David Davison, Spence & Partners

Running out of members is expensive

David Davison, director and owner of Spence & Partners, who highlighted the issue in a bulletin last month, noted that while going concern may seem likely on an ongoing funding and accounting valuation basis, things become much less secure on a cessation valuation basis.

This is because “if you exit the scheme, then the liabilities are calculated on a gilts basis, so a nil-risk basis, which puts the values of those liabilities up very significantly”, Mr Davison told Pensions Expert.

Taking the example of a charity with an accounting deficit of £300,000 but a balance sheet value of £500,000, the net positive £200,000 makes the organisation a going concern, he explained. 

However, if that organisation is down to one or two members of staff, and an auditor concludes there is a real risk they may leave in the next 12 months, “then your deficit on an accounting basis was £300,000, but your deficit on a cessation basis is £1m”, he said.

“You’ve now got an organisation that only has £0.5m of assets and £1m of pension deficit, which is effectively being triggered. So it means that the auditor will say it’s quite difficult on that basis to actually sign a going concern certificate, because effectively you may not be a going concern if this debt triggers.”

And this will happen unless an alternative arrangement or a debt deferral has been agreed in advance, he added.

Mr Davison warned that the problem might be widespread, since as many as 2,000 charities could be participating in the local authority schemes. 

“The vast majority of them will be closed to new entrants, and will probably have closed some time ago — and so they’re all gradually rolling their way down to this position. I’m coming across it reasonably frequently now,” he noted.
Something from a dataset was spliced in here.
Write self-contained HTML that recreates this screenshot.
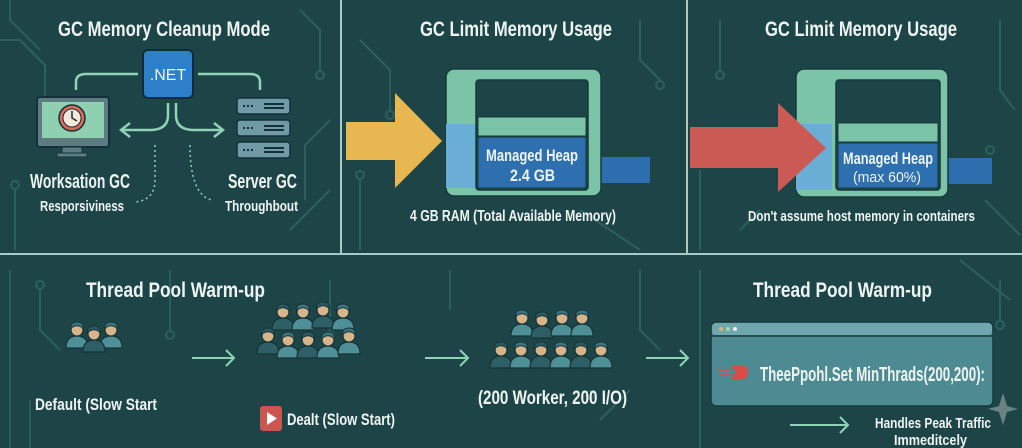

He added that this situation is likely to happen more often in future as these schemes run out of members. 

“This isn’t a theoretical issue, this is something that’s already happening. The position is just going to get worse year on year, because more and more organisations are going to get to a point where they have very, very small numbers of members. And because they’re closed, they can’t add anybody else to the scheme,” he said.

“So it just inevitably may get to a point where they don’t have any members, and probably their auditors are going to start looking at them more and more closely in terms of whether they would continue to be viable, if that debt triggered.”

Mr Davison cautioned that pre-emptive action was required on the part of charities to solve the problem, but that “the vast majority probably won’t be aware of it and may not be aware until their auditor raises it with them as being a potential issue.”

Deferring debt has downsides

Though recent regulatory developments mean it is theoretically easier for charities either to defer or otherwise spread out cessation debts, this easement is not without its potential drawbacks.

Alistair Russell-Smith, head of corporate DB at Hymans Robertson, argued that if an easement is recognised by auditors, then he hopes “that a going concern statement remains achievable from a pensions perspective, even for charities that are down to fewer than five staff in an LGPS fund”.

“This is because it should be possible to defer the debt beyond when the last member of staff has left the fund,” he noted.

However, he said that “while deferring or spreading pension debt over a longer period usually helps to make pension costs more affordable, charities should be aware that they are then also exposed to investment risk for longer, and therefore the risk of higher costs if market conditions worsen”.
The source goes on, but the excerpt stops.